The Pasco Planning Commission recommended denial of Mahoney’s request based on input from nearby residents of Panther Run and concerns that the developer could sell homes to anyone, and not the promised residents: the families of first responders killed on duty during the Sept. 11, 2001, terrorist attacks; families of military personnel killed in action in the wars that have followed; and disabled veterans and their families. 

The foundation is named for a New York City firefighter who died in the 9/11 attacks. It has built homes across the country for veterans, who receive them for free, and has paid off the mortgages of the families of fallen first responders.

The group picked Pasco County as the location of a community for its three programs: the Gold Star Family Home Program, the Smart Home Program and the Fallen First Responder Home Program.

“Although the Foundation has built homes on individual lots for these programs, this rezoning site is the first community that the Foundation plans to build,” the organization stated in the agenda packet.

In an effort to gain approval, the foundation offered three deed restrictions:

• A requirement to install a 6-foot fence along the project's southern boundary adjacent to the lots in Dupree Lakes Subdivision. 

• Limiting the project to a maximum of nine lots where the rezoning site is adjacent to the Panther Run subdivision. This revision significantly reduces the number of lots adjacent to Panther Run from the original 22 lots to nine lots, a reduction of 60% in the number of lots.

• Requirement of a minimum of six lots at 100 feet in width with one-story homes.

Mahoney remembers well the events of 9/11. He was an aide to then-New York City Mayor Rudolph Giuliani, and believes the nation owes a debt of gratitude to the first responders, the troops and their families who have paid a price to keep the nation safe.

Mahoney said the community would be a base of support for families and veterans who have had similar experiences with sacrifice. The homes would be designed with the people in mind. For example, the homes for disabled veterans would be one story tall, and the homes for families with children would have four or more bedrooms.

Panther Run resident Trinna Van Nostrand came to the meeting to speak against the project.

“I just can’t see where any other developers are able to get high density for building homes,” she said. “I appreciate what they’re doing, but I still think that it should stick with the rural area of medium density.”

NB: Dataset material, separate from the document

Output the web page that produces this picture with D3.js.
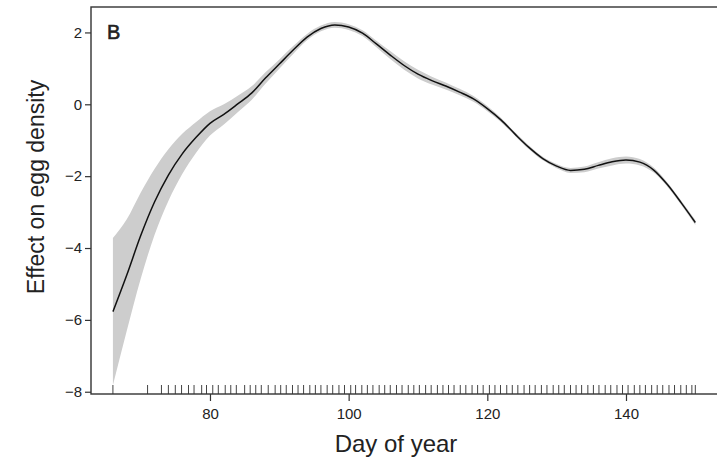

“We really wanted some kind of deed restriction so they can’t just turn around and sell it to a developer, so it stays as what it’s meant to be,” said Van Nostrand, who appeared resigned to the fact that the new community will be built, but added that she didn’t trust any developers’ promises about the future use of the land.

Other Panther Run residents came out in support, and Mahoney assured them that his goal was to build a neighborhood that would fit in with their community.

There will be a groundbreaking soon, Mahoney said.

The development will be in Commissioner Mike Moore’s District 2, and he said he was happy to see it approved.

“They do some amazing things,” he said. “We’re very thankful that they decided to choose us.”

Moore said he’s impressed with the way the homes are designed around the needs of the injured first responders and veterans in mind, including the heights of showers and cabinets.

District 3 Commissioner Kathryn Starkey, whose daughter and son-in-law attended the Air Force Academy and currently are serving in the Air Force, also was happy with the outcome.

“I’m very, very thankful that the foundation chose our county to do their good deed in, and that they’re working with the neighbors to accommodate some of their concerns,” she said.